The magnetic surface of each platter is conceptually divided into many small sub-micrometre-sized magnetic regions, each of which is used to encode a single binary unit of information. Initially the regions were oriented horizontally, but beginning about 2005, the orientation was changed to perpendicular. Due to the polycrystalline nature of the magnetic material each of these magnetic regions is composed of a few hundred magnetic grains. Magnetic grains are typically 10 nm in size and each form a single magnetic domain. Each magnetic region in total forms a magnetic dipole which generates a highly localized magnetic field nearby. A write head magnetizes a region by generating a strong local magnetic field. Early HDDs used an electromagnet both to magnetize the region and to then read its magnetic field by using electromagnetic induction. Later versions of inductive heads included metal in Gap (MIG) heads and thin film heads.
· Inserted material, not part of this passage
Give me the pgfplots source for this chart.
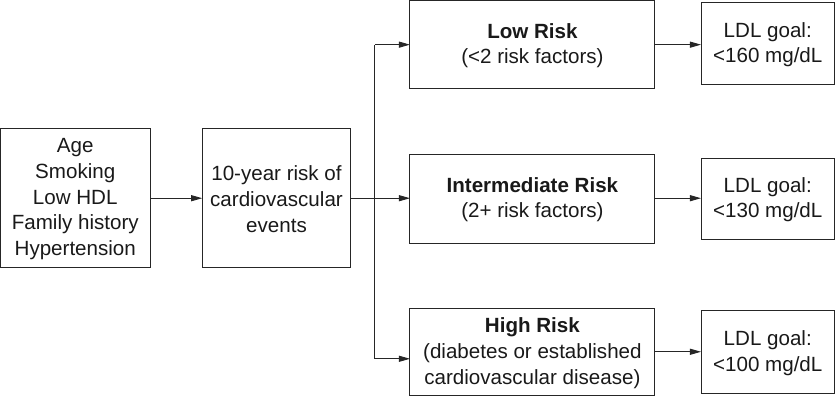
\documentclass[border=0pt]{standalone}
\usepackage{pgfplots}
\pgfplotsset{compat=1.18}
\usepackage{fontspec}
\setmainfont{Liberation Sans}
\usetikzlibrary{arrows.meta}
\begin{document}
\begin{tikzpicture}[x=1pt,y=1pt]
\begin{axis}[width=835pt,height=400pt,scale only axis,
  xmin=0,xmax=835,ymin=0,ymax=400,y dir=reverse,hide axis,clip=false]
% boxes
\draw[line width=1pt,color=black!85] (axis cs:3,133) rectangle (axis cs:152,271);
\draw[line width=1pt,color=black!85] (axis cs:204,133) rectangle (axis cs:352,271);
\draw[line width=1pt,color=black!85] (axis cs:411,5) rectangle (axis cs:655,93);
\draw[line width=1pt,color=black!85] (axis cs:411,158) rectangle (axis cs:655,247);
\draw[line width=1pt,color=black!85] (axis cs:411,312) rectangle (axis cs:655,399);
\draw[line width=1pt,color=black!85] (axis cs:701,7) rectangle (axis cs:834,89);
\draw[line width=1pt,color=black!85] (axis cs:701,162) rectangle (axis cs:834,243);
\draw[line width=1pt,color=black!85] (axis cs:701,314) rectangle (axis cs:834,397);
% connectors
\draw[line width=1pt,color=black!85,-{Triangle[length=11pt,width=6pt]}] (axis cs:152,202) -- (axis cs:204,202);
\draw[line width=1pt,color=black!85,-{Triangle[length=11pt,width=6pt]}] (axis cs:352,202) -- (axis cs:411,202);
\draw[line width=1pt,color=black!85] (axis cs:376,362) -- (axis cs:376,49);
\draw[line width=1pt,color=black!85,-{Triangle[length=11pt,width=6pt]}] (axis cs:376,49) -- (axis cs:411,49);
\draw[line width=1pt,color=black!85,-{Triangle[length=11pt,width=6pt]}] (axis cs:376,362) -- (axis cs:411,362);
\draw[line width=1pt,color=black!85,-{Triangle[length=11pt,width=6pt]}] (axis cs:655,49) -- (axis cs:701,49);
\draw[line width=1pt,color=black!85,-{Triangle[length=11pt,width=6pt]}] (axis cs:655,202) -- (axis cs:701,202);
\draw[line width=1pt,color=black!85,-{Triangle[length=11pt,width=6pt]}] (axis cs:655,355) -- (axis cs:701,355);
% texts
\tikzset{t/.style={align=center,inner sep=0pt,font=\fontsize{20.5}{25.7}\selectfont,text=black!90}}
\node[t] at (axis cs:77.5,203) {Age\\Smoking\\Low HDL\\Family history\\Hypertension};
\node[t] at (axis cs:278,203) {10-year risk of\\cardiovascular\\events};
\node[t] at (axis cs:533,50) {\textbf{Low Risk}\\(<2 risk factors)};
\node[t] at (axis cs:533,203.5) {\textbf{Intermediate Risk}\\(2+ risk factors)};
\node[t] at (axis cs:533,356.5) {\textbf{High Risk}\\(diabetes or established\\cardiovascular disease)};
\node[t] at (axis cs:767.5,49) {LDL goal:\\<160 mg/dL};
\node[t] at (axis cs:767.5,203.5) {LDL goal:\\<130 mg/dL};
\node[t] at (axis cs:767.5,356.5) {LDL goal:\\<100 mg/dL};
\end{axis}
\end{tikzpicture}
\end{document}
As data density increased, read heads using magnetoresistance (MR) came into use; the electrical resistance of the head changed according to the strength of the magnetism from the platter. Later development made use of spintronics; in these heads, the magnetoresistive effect was much greater than in earlier types, and was dubbed "giant" magnetoresistance (GMR). In today's heads, the read and write elements are separate, but in close proximity, on the head portion of an actuator arm. The read element is typically magneto-resistive while the write element is typically thin-film inductive.

HD heads are kept from contacting the platter surface by the air that is extremely close to the platter; that air moves at, or close to, the platter speed.[citation needed] The record and playback head are mounted on a block called a slider, and the surface next to the platter is shaped to keep it just barely out of contact. It's a type of air bearing.

In modern drives, the small size of the magnetic regions creates the danger that their magnetic state might be lost because of thermal effects. To counter this, the platters are coated with two parallel magnetic layers, separated by a 3-atom-thick layer of the non-magnetic element ruthenium, and the two layers are magnetized in opposite orientation, thus reinforcing each other. Another technology used to overcome thermal effects to allow greater recording densities is perpendicular recording, first shipped in 2005,[10] and as of 2007 the technology was used in many HDDs.

Grain boundaries are very important to HDD design. The grains are very small and close to each other, so the coupling between adjacent grains is very strong. When one grain is magnetized, the adjacent grains tend to be aligned parallel to it or demagnetized. Then both the stability of the data and signal-to-noise ratio will be sabotaged. A clear grain boundary can weaken the coupling of the grains and subsequently increase the signal-to-noise ratio. In longitudinal recording, the single-domain grains have uniaxial anisotropy with easy axes lying in the film plane. The consequence of this arrangement is that adjacent magnets repel each other. Therefore the magnetostatic energy is so large that it is difficult to increase areal density. Perpendicular recording media, on the other hand, has the easy axis of the grains oriented perpendicular to the disk plane. Adjacent magnets attract to each other and magnetostatic energy is much lower. So, much higher areal density can be achieved in perpendicular recording. Another unique feature in perpendicular recording is that a soft magnetic underlayer is incorporated into the recording disk. This underlayer is used to conduct writing magnetic flux so that the writing is more efficient. This will be discussed in writing process. Therefore, a higher anisotropy medium film, such as L10-FePt and rare-earth magnets, can be used.